Available data |
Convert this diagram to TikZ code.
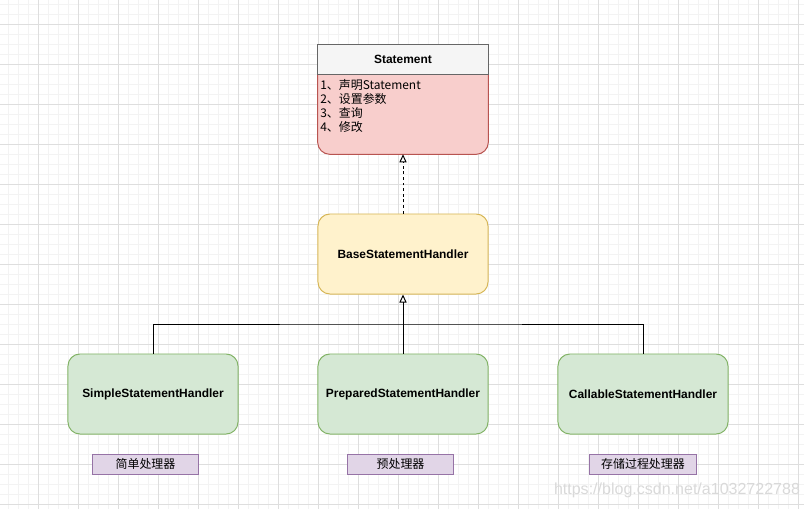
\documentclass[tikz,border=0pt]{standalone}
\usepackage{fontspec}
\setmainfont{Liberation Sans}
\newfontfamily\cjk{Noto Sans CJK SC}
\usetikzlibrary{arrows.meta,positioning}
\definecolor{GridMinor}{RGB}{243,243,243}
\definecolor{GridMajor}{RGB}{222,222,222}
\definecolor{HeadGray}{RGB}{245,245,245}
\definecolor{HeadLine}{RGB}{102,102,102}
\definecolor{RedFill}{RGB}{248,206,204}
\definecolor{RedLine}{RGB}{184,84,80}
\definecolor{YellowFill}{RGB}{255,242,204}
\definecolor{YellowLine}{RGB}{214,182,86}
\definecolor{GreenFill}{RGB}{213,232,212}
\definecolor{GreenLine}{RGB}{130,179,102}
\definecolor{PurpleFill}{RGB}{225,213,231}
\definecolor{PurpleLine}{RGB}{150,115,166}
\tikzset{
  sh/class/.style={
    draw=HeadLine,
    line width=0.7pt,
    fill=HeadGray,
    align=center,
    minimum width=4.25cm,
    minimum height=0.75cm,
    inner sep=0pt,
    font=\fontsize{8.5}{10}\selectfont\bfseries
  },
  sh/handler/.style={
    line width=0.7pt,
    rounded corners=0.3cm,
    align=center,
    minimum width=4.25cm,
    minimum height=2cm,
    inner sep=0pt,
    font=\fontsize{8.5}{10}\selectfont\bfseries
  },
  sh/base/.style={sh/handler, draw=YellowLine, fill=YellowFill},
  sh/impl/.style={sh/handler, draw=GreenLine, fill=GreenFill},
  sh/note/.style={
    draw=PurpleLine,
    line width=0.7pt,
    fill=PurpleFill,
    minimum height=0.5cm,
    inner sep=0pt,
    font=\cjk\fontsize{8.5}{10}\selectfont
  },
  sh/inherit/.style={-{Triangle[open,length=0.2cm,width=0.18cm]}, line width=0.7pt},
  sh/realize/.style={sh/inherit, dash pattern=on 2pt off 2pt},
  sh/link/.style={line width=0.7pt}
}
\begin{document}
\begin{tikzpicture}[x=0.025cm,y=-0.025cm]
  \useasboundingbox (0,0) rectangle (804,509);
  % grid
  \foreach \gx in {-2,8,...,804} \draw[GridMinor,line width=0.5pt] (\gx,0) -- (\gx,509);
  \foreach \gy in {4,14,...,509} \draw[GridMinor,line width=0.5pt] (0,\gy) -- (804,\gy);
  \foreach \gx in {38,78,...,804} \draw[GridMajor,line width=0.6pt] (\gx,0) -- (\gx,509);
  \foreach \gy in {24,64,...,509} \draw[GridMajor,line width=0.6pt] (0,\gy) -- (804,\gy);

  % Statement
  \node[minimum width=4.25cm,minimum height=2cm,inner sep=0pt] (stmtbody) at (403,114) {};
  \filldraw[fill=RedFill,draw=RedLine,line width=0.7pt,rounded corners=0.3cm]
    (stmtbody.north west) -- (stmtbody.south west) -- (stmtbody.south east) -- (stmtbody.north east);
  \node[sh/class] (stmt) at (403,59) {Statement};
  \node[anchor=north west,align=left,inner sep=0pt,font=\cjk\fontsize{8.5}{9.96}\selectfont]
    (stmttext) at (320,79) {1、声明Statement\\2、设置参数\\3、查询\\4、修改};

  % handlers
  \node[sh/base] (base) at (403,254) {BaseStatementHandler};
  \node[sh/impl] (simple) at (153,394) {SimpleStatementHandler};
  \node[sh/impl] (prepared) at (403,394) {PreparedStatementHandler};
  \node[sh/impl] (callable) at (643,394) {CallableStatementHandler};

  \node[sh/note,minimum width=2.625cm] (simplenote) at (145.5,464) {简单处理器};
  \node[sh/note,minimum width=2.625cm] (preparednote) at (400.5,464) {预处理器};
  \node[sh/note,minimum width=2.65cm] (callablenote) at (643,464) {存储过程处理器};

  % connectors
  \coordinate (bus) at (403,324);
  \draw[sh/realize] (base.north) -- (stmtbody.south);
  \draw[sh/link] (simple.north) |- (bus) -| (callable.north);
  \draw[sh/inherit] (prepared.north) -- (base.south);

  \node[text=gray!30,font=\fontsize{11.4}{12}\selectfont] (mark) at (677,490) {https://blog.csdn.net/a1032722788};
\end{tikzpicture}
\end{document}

Task details | Repeat the material above word for word and skip every image in it.

Response |
Convert this diagram to TikZ code.
\documentclass[tikz,border=0pt]{standalone}
\usepackage{fontspec}
\setmainfont{Liberation Sans}
\newfontfamily\cjk{Noto Sans CJK SC}
\usetikzlibrary{arrows.meta,positioning}
\definecolor{GridMinor}{RGB}{243,243,243}
\definecolor{GridMajor}{RGB}{222,222,222}
\definecolor{HeadGray}{RGB}{245,245,245}
\definecolor{HeadLine}{RGB}{102,102,102}
\definecolor{RedFill}{RGB}{248,206,204}
\definecolor{RedLine}{RGB}{184,84,80}
\definecolor{YellowFill}{RGB}{255,242,204}
\definecolor{YellowLine}{RGB}{214,182,86}
\definecolor{GreenFill}{RGB}{213,232,212}
\definecolor{GreenLine}{RGB}{130,179,102}
\definecolor{PurpleFill}{RGB}{225,213,231}
\definecolor{PurpleLine}{RGB}{150,115,166}
\tikzset{
  sh/class/.style={
    draw=HeadLine,
    line width=0.7pt,
    fill=HeadGray,
    align=center,
    minimum width=4.25cm,
    minimum height=0.75cm,
    inner sep=0pt,
    font=\fontsize{8.5}{10}\selectfont\bfseries
  },
  sh/handler/.style={
    line width=0.7pt,
    rounded corners=0.3cm,
    align=center,
    minimum width=4.25cm,
    minimum height=2cm,
    inner sep=0pt,
    font=\fontsize{8.5}{10}\selectfont\bfseries
  },
  sh/base/.style={sh/handler, draw=YellowLine, fill=YellowFill},
  sh/impl/.style={sh/handler, draw=GreenLine, fill=GreenFill},
  sh/note/.style={
    draw=PurpleLine,
    line width=0.7pt,
    fill=PurpleFill,
    minimum height=0.5cm,
    inner sep=0pt,
    font=\cjk\fontsize{8.5}{10}\selectfont
  },
  sh/inherit/.style={-{Triangle[open,length=0.2cm,width=0.18cm]}, line width=0.7pt},
  sh/realize/.style={sh/inherit, dash pattern=on 2pt off 2pt},
  sh/link/.style={line width=0.7pt}
}
\begin{document}
\begin{tikzpicture}[x=0.025cm,y=-0.025cm]
  \useasboundingbox (0,0) rectangle (804,509);
  % grid
  \foreach \gx in {-2,8,...,804} \draw[GridMinor,line width=0.5pt] (\gx,0) -- (\gx,509);
  \foreach \gy in {4,14,...,509} \draw[GridMinor,line width=0.5pt] (0,\gy) -- (804,\gy);
  \foreach \gx in {38,78,...,804} \draw[GridMajor,line width=0.6pt] (\gx,0) -- (\gx,509);
  \foreach \gy in {24,64,...,509} \draw[GridMajor,line width=0.6pt] (0,\gy) -- (804,\gy);

  % Statement
  \node[minimum width=4.25cm,minimum height=2cm,inner sep=0pt] (stmtbody) at (403,114) {};
  \filldraw[fill=RedFill,draw=RedLine,line width=0.7pt,rounded corners=0.3cm]
    (stmtbody.north west) -- (stmtbody.south west) -- (stmtbody.south east) -- (stmtbody.north east);
  \node[sh/class] (stmt) at (403,59) {Statement};
  \node[anchor=north west,align=left,inner sep=0pt,font=\cjk\fontsize{8.5}{9.96}\selectfont]
    (stmttext) at (320,79) {1、声明Statement\\2、设置参数\\3、查询\\4、修改};

  % handlers
  \node[sh/base] (base) at (403,254) {BaseStatementHandler};
  \node[sh/impl] (simple) at (153,394) {SimpleStatementHandler};
  \node[sh/impl] (prepared) at (403,394) {PreparedStatementHandler};
  \node[sh/impl] (callable) at (643,394) {CallableStatementHandler};

  \node[sh/note,minimum width=2.625cm] (simplenote) at (145.5,464) {简单处理器};
  \node[sh/note,minimum width=2.625cm] (preparednote) at (400.5,464) {预处理器};
  \node[sh/note,minimum width=2.65cm] (callablenote) at (643,464) {存储过程处理器};

  % connectors
  \coordinate (bus) at (403,324);
  \draw[sh/realize] (base.north) -- (stmtbody.south);
  \draw[sh/link] (simple.north) |- (bus) -| (callable.north);
  \draw[sh/inherit] (prepared.north) -- (base.south);

  \node[text=gray!30,font=\fontsize{11.4}{12}\selectfont] (mark) at (677,490) {https://blog.csdn.net/a1032722788};
\end{tikzpicture}
\end{document}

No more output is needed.